At its Central Economic Work Conference in December 2024, the Chinese government made an unprecedented call for a “comprehensive rectification of involutionary competition.” The party’s invocation of a term that until then had been mostly applied to China’s test-based education system, whereby students spend many after-school hours cramming to gain an edge over their classmates. Unfortunately, because virtually all students engage in this same arms race, such an exercise costs time and money, but it makes everyone worse off. From the Chinese leadership’s perspective, China’s excess capacity–plagued economy has also fallen victim to wasteful and pointless “involuntary competition” as companies engage in destructive price wars and fuel deflation. Only decisive administrative intervention can end this downward spiral. Official rhetoric from Beijing easily creates the impression that the Chinese government is cracking down on “involutionary competition” for economic reasons. However, as Patricia Thornton’s analysis shows, the Chinese government has simply rebranded a social media buzzword to shift popular blame away from the center to misbehaving companies and their patrons in local governments. Beneath the surface of the “anti-involution” campaign there is a more ambitious effort to centralize power and control in the name of constructing a “unified national market.”

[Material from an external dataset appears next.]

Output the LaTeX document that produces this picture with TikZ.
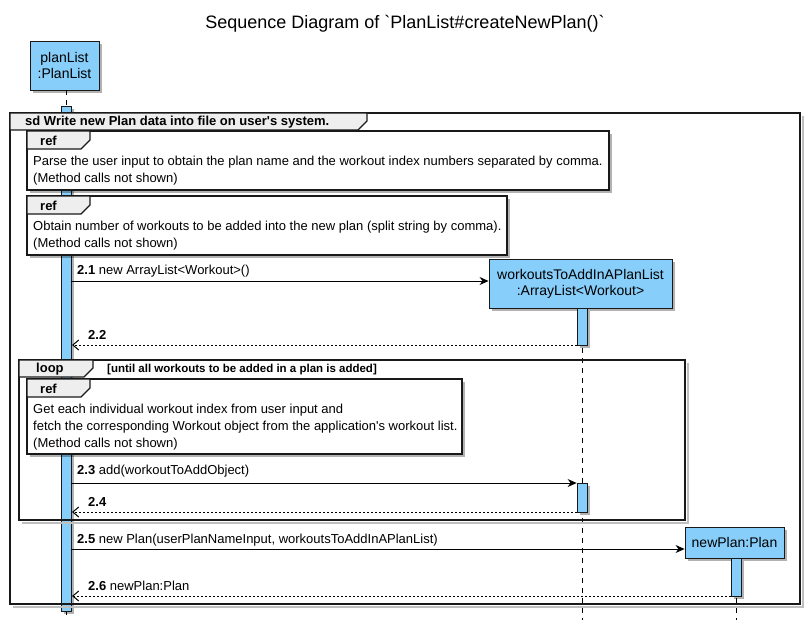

As expected, the Chinese Communist Party’s Central Committee unveiled its “proposal” for the 15th Five-Year Plan (FYP) at its 4th plenum held at the end of October 2025. Like the committee’s proposal for the 14th FYP approved five years ago, this document reaffirms the party’s commitment to a security-centered development strategy. But because of the party’s more pessimistic assessments of China’s external environment, the proposal for the next FYP contains references to new investments in a wide range of industrial, technological, and military capabilities. Although most specific measures listed in the proposal are part of existing policy, their prominence in this authoritative party document signals that the Chinese leadership will stay the course despite the difficulties and risks. At the same time, the proposal also reveals the significant challenges China will face in implementing its strategy. Contrary to the perception that the West’s technological chokeholds constitute China’s greatest vulnerability, what is holding back China is the party’s lack of success in reinvigorating the broad economy. But the proposal contains few credible measures to suggest that within the next five years the party will actually undertake needed radical reforms.
Chinese leaders often cite the country’s middle class as a favorable factor in generating domestic demand. But the exact size of the Chinese middle class is difficult to estimate. This issue of the China Leadership Monitor contains one of the latest scholarly efforts to measure the share of the Chinese population that meets the conventional criteria of “middle class.” Relying on household survey data and defining “middle income” as being neither poor nor rich in the developed countries, Terry Sicular and her colleagues find that China has successfully grown a prosperous middle-income class (roughly 336 million as of 2023). However, expansion of the middle-income class has slowed, and its propensity to consume out of income has declined. Perhaps more worryingly for policy-makers counting on consumption to be a driver for growth, China’s middle-income population is not overly consumption-oriented. This finding offers a clue why at present the Chinese economy appears to be stuck.
Although the 21st National Congress of the Chinese Communist Party (CCP) will not be held until the fall of 2027, its most important outcome – a fourth five-year term for party chief Xi Jinping – seems a foregone conclusion as he has effectively abolished both the term and age limits that had been in place since the 1990s. But this does not mean that Xi has no worries about stability at the top, as demonstrated by the recent purges of incumbent Central Committee members and high-ranking People’s Liberation Army (PLA) generals. Guoguang Wu’s article provides a preview of the reshuffling of elite personnel that will take place around the time of the next congress and considers the potential for an escalation of factional rivalry as well as the likely composition of the forthcoming Central Committee.
Tim Heath offers an unorthodox assessment of the impact of China’s new national security doctrine on the mission of the PLA. He argues that the elevation of “national security” to a top priority has redefined the military’s role in protecting the country. With the National Security Commission assuming responsibility for managing external dangers, the role of the PLA has shifted to one of support. Although the military continues to ensure combat readiness and nuclear deterrence, its contribution to national security primarily consists of non-war actions to augment civilian-led efforts. Despite U.S. fears about a possible conflict, Chinese authorities regard Taiwan primarily as a political, not a military, problem, and they have shown little interest in risking a war.